Coronavirus plunges Airbnb into crisis

The de facto worldwide travel ban is hitting the bed broker Airbnb hard. In the USA, even the state is now being asked for help.

Corona-airbnb

How the NZZ on Sunday reported in the current issue, apartment landlords in major cities are turning away from Airbnb in droves and looking for long-term tenants for their properties on the conventional housing market again. In Dublin, for example, the number of apartment listings rose by 64 percent in the first three weeks of March. Almost 400 smaller apartments and studios, furnished - the images copied directly from the Airbnb platform. A year ago at this time, there were only around 200 such listings.

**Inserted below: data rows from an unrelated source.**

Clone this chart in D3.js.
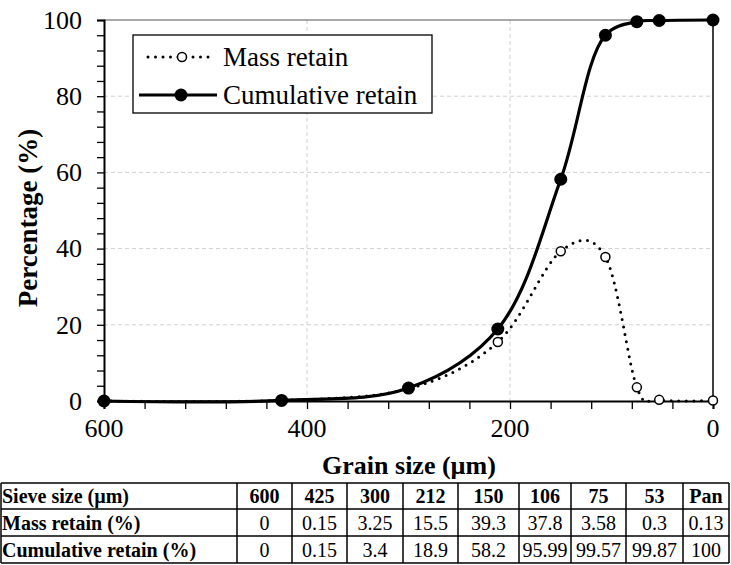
<!DOCTYPE html>
<html>
<head>
<meta charset="utf-8">
<script src="https://cdn.jsdelivr.net/npm/d3@7"></script>
<style>
  body { margin: 0; background: #fff; }
  .grid line { stroke: #d0d0d0; stroke-width: 1; stroke-dasharray: 4 3; }
  .axis path, .axis line { stroke: #000; }
  .cell { stroke: #000; stroke-width: 1.5; fill: none; }
</style>
</head>
<body>
<svg class="main" width="731" height="565"></svg>
<script>
// sieve data
const grainSize = [600, 425, 300, 212, 150, 106, 75, 53, 0];
const sieveLabels = ["600", "425", "300", "212", "150", "106", "75", "53", "Pan"];
const massRetain = [0, 0.15, 3.25, 15.5, 39.3, 37.8, 3.58, 0.3, 0.13];
const cumulativeRetain = [0, 0.15, 3.4, 18.9, 58.2, 95.99, 99.57, 99.87, 100];
const massLabels = ["0", "0.15", "3.25", "15.5", "39.3", "37.8", "3.58", "0.3", "0.13"];
const cumulativeLabels = ["0", "0.15", "3.4", "18.9", "58.2", "95.99", "99.57", "99.87", "100"];

const xTicks = [600, 400, 200, 0];
const yTicks = [0, 20, 40, 60, 80, 100];

const layout = { left: 104, right: 713, top: 20, bottom: 401 };
const serif = '"Liberation Serif"';

const svg = d3.select(".main");

// every text node goes through here so the serif face sticks
function label(parent, str, size, bold) {
  return parent.append("text")
    .style("font-family", serif)
    .style("font-size", size + "px")
    .style("font-weight", bold ? "bold" : "normal")
    .text(str);
}

const x = d3.scaleLinear().domain([600, 0]).range([layout.left, layout.right]);
const y = d3.scaleLinear().domain([0, 100]).range([layout.bottom, layout.top]);

// gridlines
const grid = svg.append("g").attr("class", "grid");
grid.selectAll(".gx")
  .data(xTicks.filter(d => d !== 600 && d !== 0))
  .join("line")
  .attr("x1", d => x(d)).attr("x2", d => x(d))
  .attr("y1", layout.top).attr("y2", layout.bottom);
grid.selectAll(".gy")
  .data(yTicks.filter(d => d !== 0 && d !== 100))
  .join("line")
  .attr("x1", layout.left).attr("x2", layout.right)
  .attr("y1", d => y(d)).attr("y2", d => y(d));

// top and right borders
svg.append("line")
  .attr("x1", layout.left).attr("x2", layout.right)
  .attr("y1", y(100)).attr("y2", y(100))
  .attr("stroke", "#555").attr("stroke-width", 1.2);
svg.append("line")
  .attr("x1", x(0)).attr("x2", x(0))
  .attr("y1", layout.top).attr("y2", layout.bottom)
  .attr("stroke", "#000").attr("stroke-width", 1.5);

// axes: minor ticks without labels, then labels
const xAxis = svg.append("g")
  .attr("class", "axis")
  .attr("transform", `translate(0,${layout.bottom})`)
  .call(d3.axisBottom(x).tickValues(d3.range(0, 601, 40)).tickSize(8).tickFormat(""));
xAxis.select(".domain").attr("stroke-width", 2);
xAxis.selectAll(".tick line").attr("stroke-width", 1.3);

const xLabels = svg.append("g");
xTicks.forEach(d => {
  label(xLabels, d, 26, false)
    .attr("x", x(d))
    .attr("y", 437)
    .attr("text-anchor", "middle");
});

const yAxis = svg.append("g")
  .attr("class", "axis")
  .attr("transform", `translate(${layout.left},0)`)
  .call(d3.axisLeft(y).tickValues(d3.range(0, 101, 4)).tickSize(7).tickFormat(""));
yAxis.select(".domain").attr("stroke-width", 2);
yAxis.selectAll(".tick line").attr("stroke-width", 1.3);

const yLabels = svg.append("g");
yTicks.forEach(d => {
  label(yLabels, d, 26, false)
    .attr("x", 82)
    .attr("y", y(d))
    .attr("dy", "0.34em")
    .attr("text-anchor", "end");
});

// axis titles
label(svg, "Grain size (µm)", 26, true)
  .attr("x", 409).attr("y", 474)
  .attr("text-anchor", "middle");

label(svg, "Percentage (%)", 27, true)
  .attr("transform", "translate(37,218) rotate(-90)")
  .attr("text-anchor", "middle");

// series -- mass curve keeps the hump over 150..106, cumulative stays under 100
const massLine = d3.line()
  .x(d => x(d[0]))
  .y(d => y(d[1]))
  .curve(d3.curveCatmullRom.alpha(0));

const cumLine = d3.line()
  .x(d => x(d[0]))
  .y(d => y(d[1]))
  .curve(d3.curveCatmullRom.alpha(0.5));

const massPts = d3.zip(grainSize, massRetain);
const cumPts = d3.zip(grainSize, cumulativeRetain);

svg.append("path")
  .datum(massPts)
  .attr("d", massLine)
  .attr("fill", "none")
  .attr("stroke", "#000")
  .attr("stroke-width", 3)
  .attr("stroke-linecap", "round")
  .attr("stroke-dasharray", "0 7.5");

svg.append("g")
  .selectAll("circle")
  .data(massPts)
  .join("circle")
  .attr("cx", d => x(d[0]))
  .attr("cy", d => y(d[1]))
  .attr("r", 4.5)
  .attr("fill", "#fff")
  .attr("stroke", "#000")
  .attr("stroke-width", 1.5);

svg.append("path")
  .datum(cumPts)
  .attr("d", cumLine)
  .attr("fill", "none")
  .attr("stroke", "#000")
  .attr("stroke-width", 3.2);

svg.append("g")
  .selectAll("circle")
  .data(cumPts)
  .join("circle")
  .attr("cx", d => x(d[0]))
  .attr("cy", d => y(d[1]))
  .attr("r", 6.5)
  .attr("fill", "#000");

// legend
const legend = svg.append("g");
legend.append("rect")
  .attr("x", 133).attr("y", 35)
  .attr("width", 299).attr("height", 78)
  .attr("fill", "#fff")
  .attr("stroke", "#000")
  .attr("stroke-width", 1.3);

legend.append("line")
  .attr("x1", 148).attr("x2", 212).attr("y1", 57).attr("y2", 57)
  .attr("stroke", "#000").attr("stroke-width", 3)
  .attr("stroke-linecap", "round").attr("stroke-dasharray", "0 7.5");
legend.append("circle")
  .attr("cx", 182).attr("cy", 57).attr("r", 4.5)
  .attr("fill", "#fff").attr("stroke", "#000").attr("stroke-width", 1.5);
label(legend, "Mass retain", 27, false)
  .attr("x", 223).attr("y", 66);

legend.append("line")
  .attr("x1", 139).attr("x2", 217).attr("y1", 95).attr("y2", 95)
  .attr("stroke", "#000").attr("stroke-width", 3.2);
legend.append("circle")
  .attr("cx", 181).attr("cy", 95).attr("r", 6.5)
  .attr("fill", "#000");
label(legend, "Cumulative retain", 27, false)
  .attr("x", 223).attr("y", 104);

// table under the chart
const colEdges = [1, 237, 292, 347, 403, 458, 519, 571, 626, 683, 729];
const rowEdges = [483, 509, 536, 563];
const rows = [
  { title: "Sieve size (µm)", cells: sieveLabels, bold: true },
  { title: "Mass retain (%)", cells: massLabels, bold: false },
  { title: "Cumulative retain (%)", cells: cumulativeLabels, bold: false }
];

const table = svg.append("g");

rows.forEach((row, r) => {
  const base = rowEdges[r + 1] - 6;

  label(table, row.title, 20, true)
    .attr("x", colEdges[0] + 1)
    .attr("y", base);

  row.cells.forEach((d, i) => {
    label(table, d, 20, row.bold)
      .attr("x", (colEdges[i + 1] + colEdges[i + 2]) / 2)
      .attr("y", base)
      .attr("text-anchor", "middle");
  });
});

// grid of the table
rowEdges.forEach((ry, i) => {
  table.append("line")
    .attr("class", "cell")
    .attr("x1", colEdges[0]).attr("x2", colEdges[colEdges.length - 1])
    .attr("y1", ry).attr("y2", ry)
    .attr("stroke-width", i === 0 || i === rowEdges.length - 1 ? 2.5 : 1.5);
});
colEdges.forEach(cx => {
  table.append("line")
    .attr("class", "cell")
    .attr("x1", cx).attr("x2", cx)
    .attr("y1", rowEdges[0]).attr("y2", rowEdges[rowEdges.length - 1]);
});
</script>
</body>
</html>
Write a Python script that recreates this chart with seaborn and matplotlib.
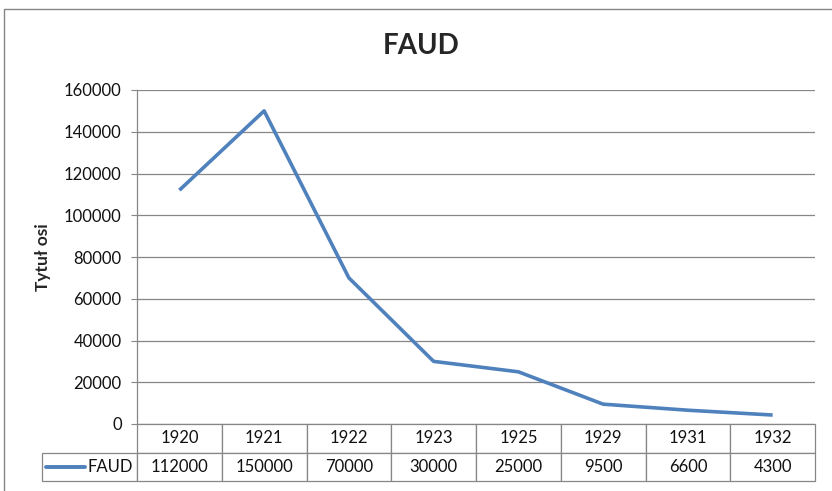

This development can also be observed in other European cities such as London, Prague and Barcelona. It is not new: Airbnb is struggling with increasing legal requirements. More and more cities and countries are resisting the fact that the accommodation platform is bypassing the entire tourism industry and lining its own pockets, while the hotel industry, for example, is subject to strict and numerous regulations.

 

Cancellations every minute

However, the coronavirus has now massively accelerated developments and plunged the platform into a crisis. The reason is obvious: due to the de facto travel ban, bed procurement has come to a standstill, with cancellations occurring every minute. In the three most important European markets - France, Italy and Spain - sales have halved within a single Monday. In the meantime, sales from these coronavirus-hit countries are likely to have dried up almost completely.

 

A bubble is bursting

Airbnb has actually been working towards an IPO for some time. With around 14,000 employees, the company is one of the largest privately held companies in the USA. The current crisis is reducing the chances of an IPO in the near future. This not only makes the rather poorly paid employees, who have been put off for years with share options, nervous. But also the investors, who have to watch the value of the company, whose shares are traded over the counter, melt away. In the meantime, this is said to have amounted to over 50 billion dollars, but analysts now see 10 billion as the lower limit. The NZZ on Sunday quotes an insider as saying that a bubble is bursting.

Meanwhile, CEO Brian Chesky has asked Washington for tax breaks and other government aid for landlords. Whether providers and users will return after the crisis remains to be seen - and will determine the future of Airbnb.